→ Data entries
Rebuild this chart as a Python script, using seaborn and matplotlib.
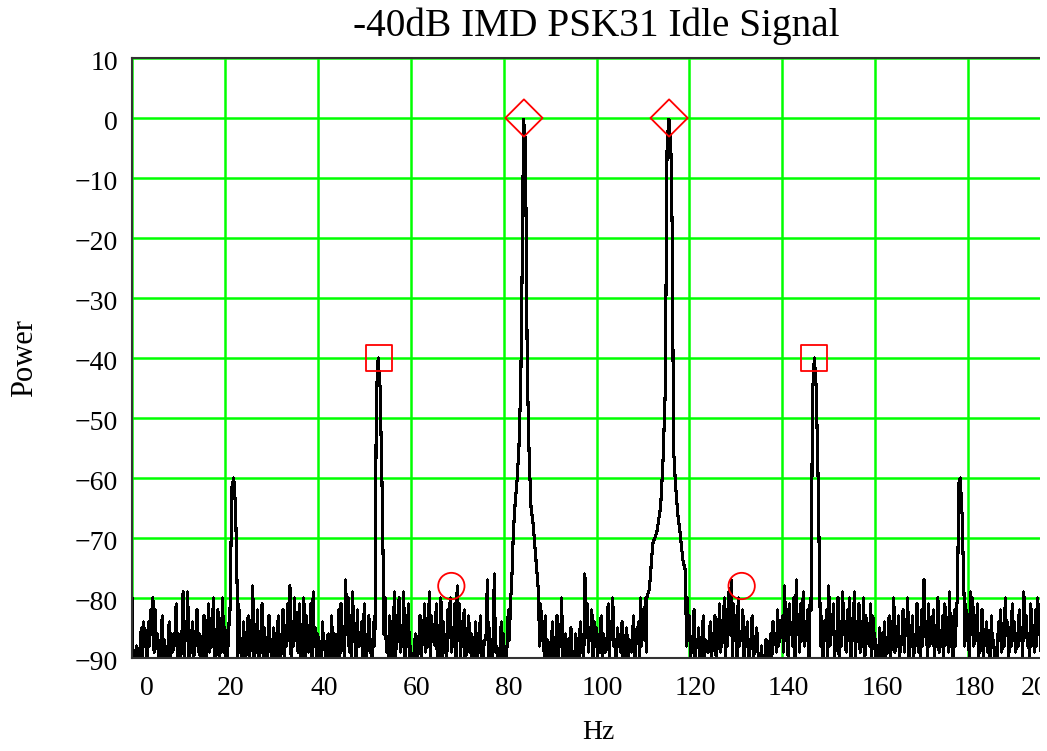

...

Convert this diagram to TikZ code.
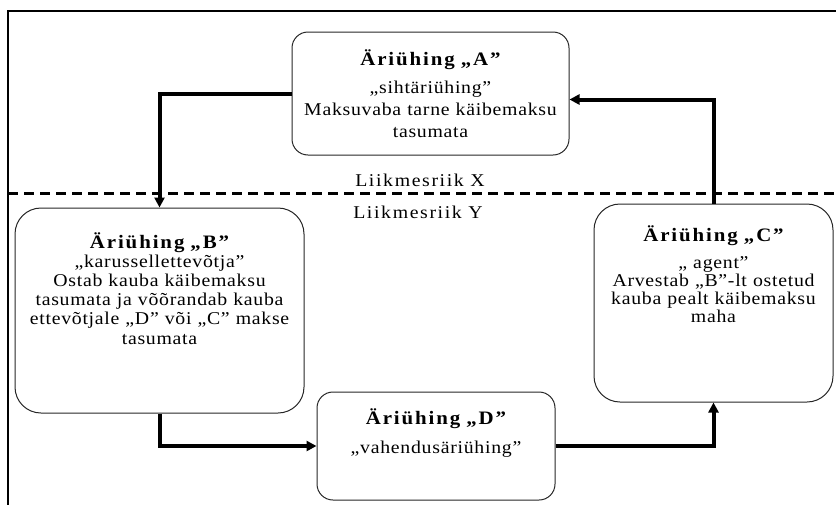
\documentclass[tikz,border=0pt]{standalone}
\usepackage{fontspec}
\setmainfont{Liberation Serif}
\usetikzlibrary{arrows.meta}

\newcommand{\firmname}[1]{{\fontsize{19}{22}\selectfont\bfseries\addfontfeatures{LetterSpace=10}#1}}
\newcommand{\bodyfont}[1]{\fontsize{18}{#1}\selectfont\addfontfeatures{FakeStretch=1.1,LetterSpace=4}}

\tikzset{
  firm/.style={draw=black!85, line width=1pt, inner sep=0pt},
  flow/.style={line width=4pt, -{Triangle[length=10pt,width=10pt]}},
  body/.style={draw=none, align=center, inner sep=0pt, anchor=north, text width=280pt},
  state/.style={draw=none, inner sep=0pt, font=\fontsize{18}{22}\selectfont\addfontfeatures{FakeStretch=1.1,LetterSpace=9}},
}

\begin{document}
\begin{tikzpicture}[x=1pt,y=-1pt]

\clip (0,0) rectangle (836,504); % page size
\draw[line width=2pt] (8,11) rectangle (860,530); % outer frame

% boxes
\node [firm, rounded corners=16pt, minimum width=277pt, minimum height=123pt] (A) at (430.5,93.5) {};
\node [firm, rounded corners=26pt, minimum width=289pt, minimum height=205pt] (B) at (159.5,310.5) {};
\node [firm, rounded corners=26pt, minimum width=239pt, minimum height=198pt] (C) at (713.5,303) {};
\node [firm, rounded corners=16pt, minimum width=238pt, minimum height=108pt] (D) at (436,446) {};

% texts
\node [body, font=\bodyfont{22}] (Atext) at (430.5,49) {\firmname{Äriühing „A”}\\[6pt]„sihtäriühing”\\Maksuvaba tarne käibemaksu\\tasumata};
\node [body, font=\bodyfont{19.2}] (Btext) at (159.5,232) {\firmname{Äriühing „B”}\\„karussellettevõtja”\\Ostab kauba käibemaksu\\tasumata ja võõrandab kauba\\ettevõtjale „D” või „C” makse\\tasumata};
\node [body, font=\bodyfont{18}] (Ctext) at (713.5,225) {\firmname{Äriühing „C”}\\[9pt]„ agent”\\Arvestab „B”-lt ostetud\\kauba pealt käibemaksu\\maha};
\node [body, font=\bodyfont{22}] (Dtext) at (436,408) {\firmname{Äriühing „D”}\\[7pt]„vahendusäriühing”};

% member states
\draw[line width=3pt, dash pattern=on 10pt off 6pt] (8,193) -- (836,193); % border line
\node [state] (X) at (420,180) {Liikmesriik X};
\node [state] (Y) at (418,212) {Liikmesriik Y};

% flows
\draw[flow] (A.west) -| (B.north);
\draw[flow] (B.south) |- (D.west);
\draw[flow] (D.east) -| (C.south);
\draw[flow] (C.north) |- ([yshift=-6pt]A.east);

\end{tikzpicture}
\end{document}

→ Task to complete
Copy the listing above exactly, but only from the line with "Convert this diagram to TikZ code." through the line with "(Dtext) at (436,408)", including those two lines and excluding any picture.

→ Output
Convert this diagram to TikZ code.
\documentclass[tikz,border=0pt]{standalone}
\usepackage{fontspec}
\setmainfont{Liberation Serif}
\usetikzlibrary{arrows.meta}

\newcommand{\firmname}[1]{{\fontsize{19}{22}\selectfont\bfseries\addfontfeatures{LetterSpace=10}#1}}
\newcommand{\bodyfont}[1]{\fontsize{18}{#1}\selectfont\addfontfeatures{FakeStretch=1.1,LetterSpace=4}}

\tikzset{
  firm/.style={draw=black!85, line width=1pt, inner sep=0pt},
  flow/.style={line width=4pt, -{Triangle[length=10pt,width=10pt]}},
  body/.style={draw=none, align=center, inner sep=0pt, anchor=north, text width=280pt},
  state/.style={draw=none, inner sep=0pt, font=\fontsize{18}{22}\selectfont\addfontfeatures{FakeStretch=1.1,LetterSpace=9}},
}

\begin{document}
\begin{tikzpicture}[x=1pt,y=-1pt]

\clip (0,0) rectangle (836,504); % page size
\draw[line width=2pt] (8,11) rectangle (860,530); % outer frame

% boxes
\node [firm, rounded corners=16pt, minimum width=277pt, minimum height=123pt] (A) at (430.5,93.5) {};
\node [firm, rounded corners=26pt, minimum width=289pt, minimum height=205pt] (B) at (159.5,310.5) {};
\node [firm, rounded corners=26pt, minimum width=239pt, minimum height=198pt] (C) at (713.5,303) {};
\node [firm, rounded corners=16pt, minimum width=238pt, minimum height=108pt] (D) at (436,446) {};

% texts
\node [body, font=\bodyfont{22}] (Atext) at (430.5,49) {\firmname{Äriühing „A”}\\[6pt]„sihtäriühing”\\Maksuvaba tarne käibemaksu\\tasumata};
\node [body, font=\bodyfont{19.2}] (Btext) at (159.5,232) {\firmname{Äriühing „B”}\\„karussellettevõtja”\\Ostab kauba käibemaksu\\tasumata ja võõrandab kauba\\ettevõtjale „D” või „C” makse\\tasumata};
\node [body, font=\bodyfont{18}] (Ctext) at (713.5,225) {\firmname{Äriühing „C”}\\[9pt]„ agent”\\Arvestab „B”-lt ostetud\\kauba pealt käibemaksu\\maha};
\node [body, font=\bodyfont{22}] (Dtext) at (436,408) {\firmname{Äriühing „D”}\\[7pt]„vahendusäriühing”};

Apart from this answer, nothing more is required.